Informational interviews — conversations with professionals in your target field, conducted explicitly for the purpose of learning rather than job-seeking — are one of the highest-return investments available to a career transitioner. They give you ground-level intelligence about what the work actually involves, what the hiring landscape actually looks like, what gaps actually matter and which ones don't, and what paths into the field actually exist that you might not find in any job posting.
More importantly, they build relationships. And in most fields, relationships are the primary mechanism through which career transitions actually happen. Getting into the conversation in your target field before you need a job is not just a research strategy. It is a positioning strategy. It puts you in the room before the room matters — and that is one of the most powerful advantages a career transitioner can give themselves.
You Don't Have to Decide Before You Know
One of the most important principles in career transition is this: you do not have to decide before you know. In fact, making a major career decision before you have sufficient real-world information about your target path is one of the most common and costly mistakes career transitioners make.
The antidote is testing — deliberately designing low-risk, low-commitment ways to experience your target direction before you make any irreversible moves. Testing gives you something that no amount of research or reflection can provide: actual data about whether the reality of a new direction matches the idea of it.
Before looking outside your current organization, look inside it. Are there projects, committees, task forces, or initiatives within your current organization that would give you experience in your target direction? A marketing professional interested in people operations might volunteer to lead a team engagement initiative. An engineer interested in product management might join a cross-functional product development team. A teacher interested in instructional design might propose developing a digital version of an existing curriculum.
Stretch assignments within your current organization are among the lowest-risk testing mechanisms available — they require no job change, no income disruption, and no bridge-burning. And they produce real experience and real relationships that are directly applicable to your transition.
Independent projects — pursued in your own time, on your own initiative — are a powerful testing mechanism precisely because they require you to do the work without the scaffolding of an employer, a team, or an established process. If you're interested in consulting, take on a small consulting project for a local business or nonprofit. If you're interested in writing or content strategy, start creating and publishing content in your target domain. If you're interested in coaching, begin working with a small number of clients on a volunteer or low-fee basis.
The discipline required to pursue independent work alongside a full-time job is itself informative. If you find that you are energized by the work — that you are making time for it even when you're tired, even when other things compete for your attention — that is meaningful data about your genuine interest and motivation.

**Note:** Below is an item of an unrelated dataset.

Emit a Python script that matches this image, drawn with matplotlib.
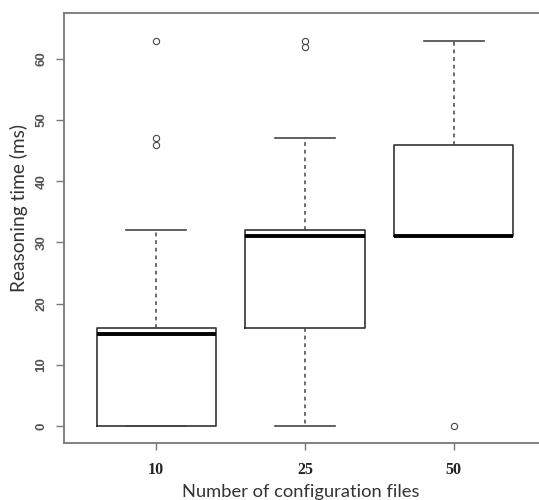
import matplotlib
matplotlib.use("Agg")
import matplotlib.pyplot as plt

# values
groups = ["10", "25", "50"]
q1 = [0, 16, 31]
med = [15, 31, 31]
q3 = [16, 32, 46]
whis_lo = [0, 0, 31]
whis_hi = [32, 47, 63]
fliers = [[63, 47, 46], [63, 62], [0]]

stats = []
for i in range(len(groups)):
    stats.append(dict(med=med[i], q1=q1[i], q3=q3[i],
                      whislo=whis_lo[i], whishi=whis_hi[i],
                      fliers=fliers[i], label=groups[i]))

fig = plt.figure(figsize=(5.39, 5.0), dpi=100)
# R crops the right edge of the plot box, so the axes runs past the figure
ax = fig.add_axes([64/539, 57/500, (546-64)/539, (443-13)/500])

boxc = "#333333"
ax.bxp(stats, positions=[1, 2, 3], widths=0.8, patch_artist=False,
       boxprops=dict(color=boxc, linewidth=1.2),
       medianprops=dict(color="black", linewidth=2.8, solid_capstyle="butt"),
       whiskerprops=dict(color="#444444", linewidth=1.1, linestyle=(0, (2.5, 2.5))),
       capprops=dict(color="#444444", linewidth=1.2),
       capwidths=0.4,
       flierprops=dict(marker="o", markersize=4.5, markerfacecolor="none",
                       markeredgecolor="#444444", markeredgewidth=0.8))

ax.set_xlim(0.38, 3.62)
ax.set_ylim(-2.8, 67.5)

for s in ax.spines.values():
    s.set_color("#777777")
    s.set_linewidth(1.3)

ax.set_yticks([0, 10, 20, 30, 40, 50, 60])
ax.set_yticklabels(["0", "10", "20", "30", "40", "50", "60"], rotation=90,
                   va="center", fontsize=9.5, color="#555555",
                   fontfamily="Liberation Sans", fontweight="bold")
ax.tick_params(axis="y", length=6, width=1, color="#777777", pad=6)

ax.set_xticks([1, 2, 3])
ax.set_xticklabels(groups, fontsize=11.5, fontfamily="Liberation Serif",
                   fontweight="bold", color="#222222")
ax.tick_params(axis="x", length=5, width=1, color="#777777", pad=9)

ax.set_ylabel("Reasoning time (ms)", fontsize=13.8, fontfamily="Lato",
              color="#333333")
ax.set_xlabel("Number of configuration files", fontsize=13.2, fontfamily="Lato",
              color="#333333")
ax.xaxis.set_label_coords((301-64)/(546-64), -0.095)
ax.yaxis.set_label_coords(-0.075, (443-208)/430)

fig.savefig("out.png", dpi=100)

If you find that you are consistently finding reasons not to do it, that is equally meaningful data. Both outcomes are valuable. Both save you from making decisions based on idea rather than experience.
Short of actually doing the work, the deepest available testing mechanism is immersing yourself in the world of your target field — through the content professionals in that field consume, the communities they participate in, the conversations they have, and the events they attend.
Read the publications, blogs, newsletters, and books that professionals in your target field read. Join the professional associations and online communities where they gather. Attend the conferences and events where the conversations that shape the field happen. Follow the thinkers, practitioners, and leaders whose work defines the leading edge of the discipline.
Immersion does two things simultaneously: it rapidly develops your fluency in the language and concepts of your target field — making you a more credible and more informed candidate when the time comes — and it gives you a visceral sense of whether this world is one you want to inhabit. Finding out early whether that texture energizes or drains you is one of the most valuable things testing can tell you.
Where possible, arrange to spend time — even a single day — observing professionals in your target field doing their actual work. Job shadowing is underutilized by mid-career professionals, who tend to associate it with early career exploration. But it is genuinely valuable at any stage, precisely because it replaces the imagined version of a role with the real one.
What does the day actually look like? What are the moments of energy and engagement — and what are the moments of tedium and frustration? What is the culture of the team, the pace of the work, the nature of the relationships? What surprised you about what you saw — and does the surprise make the direction more or less appealing?
These are not questions you can answer from a job posting or a LinkedIn profile. They require proximity to the real thing. And in most cases, the professionals you approach for job shadowing opportunities will be genuinely flattered to be asked — particularly when the request comes from someone who has done the work to understand their field and articulate a genuine, thoughtful interest in it.
Three Things to Build Simultaneously
Closing the gap between where you are and where you want to be ultimately comes down to building three things simultaneously: the credentials that signal your capability, the connections that open the doors, and the credibility that makes people willing to take a chance on you in a new context.
These three elements reinforce each other. Credentials without connections rarely produce opportunities. Connections without credibility rarely produce trust. Credibility without credentials can be overlooked in fields where formal qualifications matter. But when all three are developing in parallel — when you are simultaneously building your capability, expanding your network in your target field, and demonstrating your value through real work — the transition gains momentum in a way that no single element can produce alone.
Build Your Gap-Closing Plan
For your primary adjacent career target — the path you ranked first in Module 4's action step — complete the following gap-closing plan.
The Honest Gap Assessment
List the specific gaps between your current skill set and what your target path genuinely requires. For each gap, categorize it as: genuinely disqualifying without closing, meaningful but manageable, or less important than it appears. Be honest — and be specific.
The Closing Strategy
For each meaningful gap, identify the most targeted, most efficient mechanism for closing it. Is it a specific course or certification? A portfolio project? A volunteer engagement? A set of informational conversations? An internal stretch assignment? Be concrete about what you will do, not just what you could do.
The Testing Plan
Identify the single most accessible low-risk testing mechanism available to you right now — within the next 30 days — for your primary target. It might be reaching out to three professionals in your target field for informational conversations. It might be starting an independent project that develops a portfolio piece. It might be attending a professional event in your target community. Whatever it is, commit to a specific action and a specific timeline.
The Bridge-Building Timeline
Given your gap assessment and your closing strategy, what is a realistic timeline for becoming genuinely competitive for your primary target? Not a wish — a realistic estimate, based on honest assessment of what needs to happen and how long it will take. Build that timeline out in quarters, with specific milestones for credential development, portfolio building, network expansion, and testing.